YOUR INSTRUCTIONS
Retype the opening lines of the data exactly, stopping after the line that contains "ax = fig.add_axes([202/1342, 1". Skip every picture.

RAW DATA
────────────────────

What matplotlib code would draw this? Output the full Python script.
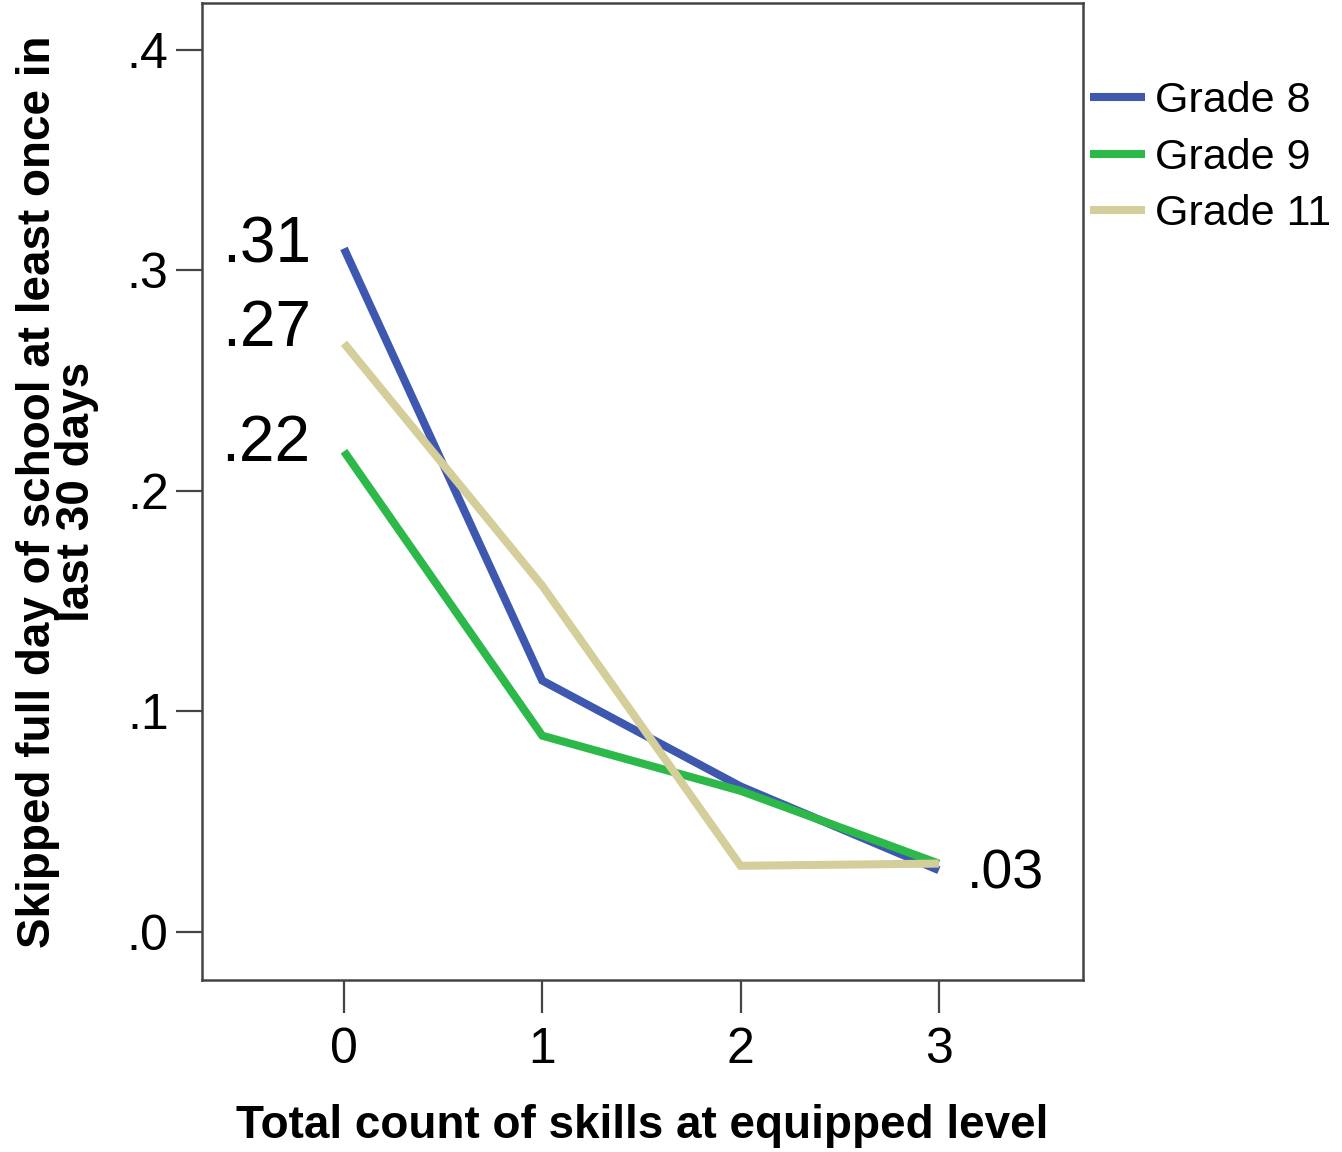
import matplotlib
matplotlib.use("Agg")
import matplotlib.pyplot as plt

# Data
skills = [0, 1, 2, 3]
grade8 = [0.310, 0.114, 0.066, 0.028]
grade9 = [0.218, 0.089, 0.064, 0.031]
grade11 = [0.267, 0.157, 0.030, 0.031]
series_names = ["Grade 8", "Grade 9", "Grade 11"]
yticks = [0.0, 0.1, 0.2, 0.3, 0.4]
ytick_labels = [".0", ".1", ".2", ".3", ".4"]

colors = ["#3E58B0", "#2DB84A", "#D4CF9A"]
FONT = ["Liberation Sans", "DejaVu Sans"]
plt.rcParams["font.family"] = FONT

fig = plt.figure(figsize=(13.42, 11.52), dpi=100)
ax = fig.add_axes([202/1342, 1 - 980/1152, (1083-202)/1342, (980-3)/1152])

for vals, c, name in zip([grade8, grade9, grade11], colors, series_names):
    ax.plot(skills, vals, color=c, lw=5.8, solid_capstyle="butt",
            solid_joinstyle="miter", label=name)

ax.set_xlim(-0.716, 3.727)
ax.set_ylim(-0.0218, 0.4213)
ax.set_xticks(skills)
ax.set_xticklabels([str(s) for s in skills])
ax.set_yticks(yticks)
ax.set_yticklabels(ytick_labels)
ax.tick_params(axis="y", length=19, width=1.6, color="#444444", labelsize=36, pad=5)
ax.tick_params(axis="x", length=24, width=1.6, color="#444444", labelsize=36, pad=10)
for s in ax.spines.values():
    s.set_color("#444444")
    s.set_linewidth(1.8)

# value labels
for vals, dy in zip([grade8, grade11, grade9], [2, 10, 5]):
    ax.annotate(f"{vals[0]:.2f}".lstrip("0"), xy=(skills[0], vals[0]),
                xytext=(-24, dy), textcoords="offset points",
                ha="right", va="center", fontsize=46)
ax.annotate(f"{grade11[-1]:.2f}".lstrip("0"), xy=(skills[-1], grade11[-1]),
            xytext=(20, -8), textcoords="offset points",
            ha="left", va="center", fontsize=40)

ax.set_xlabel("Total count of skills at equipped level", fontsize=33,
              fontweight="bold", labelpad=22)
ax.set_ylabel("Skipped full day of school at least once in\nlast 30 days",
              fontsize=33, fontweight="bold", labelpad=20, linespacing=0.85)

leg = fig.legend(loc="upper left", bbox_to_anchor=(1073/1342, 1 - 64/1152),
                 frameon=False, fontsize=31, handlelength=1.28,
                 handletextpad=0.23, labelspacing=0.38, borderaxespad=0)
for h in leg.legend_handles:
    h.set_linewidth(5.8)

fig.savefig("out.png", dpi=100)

────────────────────

RESULT OF THE EXERCISE
What matplotlib code would draw this? Output the full Python script.
import matplotlib
matplotlib.use("Agg")
import matplotlib.pyplot as plt

# Data
skills = [0, 1, 2, 3]
grade8 = [0.310, 0.114, 0.066, 0.028]
grade9 = [0.218, 0.089, 0.064, 0.031]
grade11 = [0.267, 0.157, 0.030, 0.031]
series_names = ["Grade 8", "Grade 9", "Grade 11"]
yticks = [0.0, 0.1, 0.2, 0.3, 0.4]
ytick_labels = [".0", ".1", ".2", ".3", ".4"]

colors = ["#3E58B0", "#2DB84A", "#D4CF9A"]
FONT = ["Liberation Sans", "DejaVu Sans"]
plt.rcParams["font.family"] = FONT

fig = plt.figure(figsize=(13.42, 11.52), dpi=100)
ax = fig.add_axes([202/1342, 1 - 980/1152, (1083-202)/1342, (980-3)/1152])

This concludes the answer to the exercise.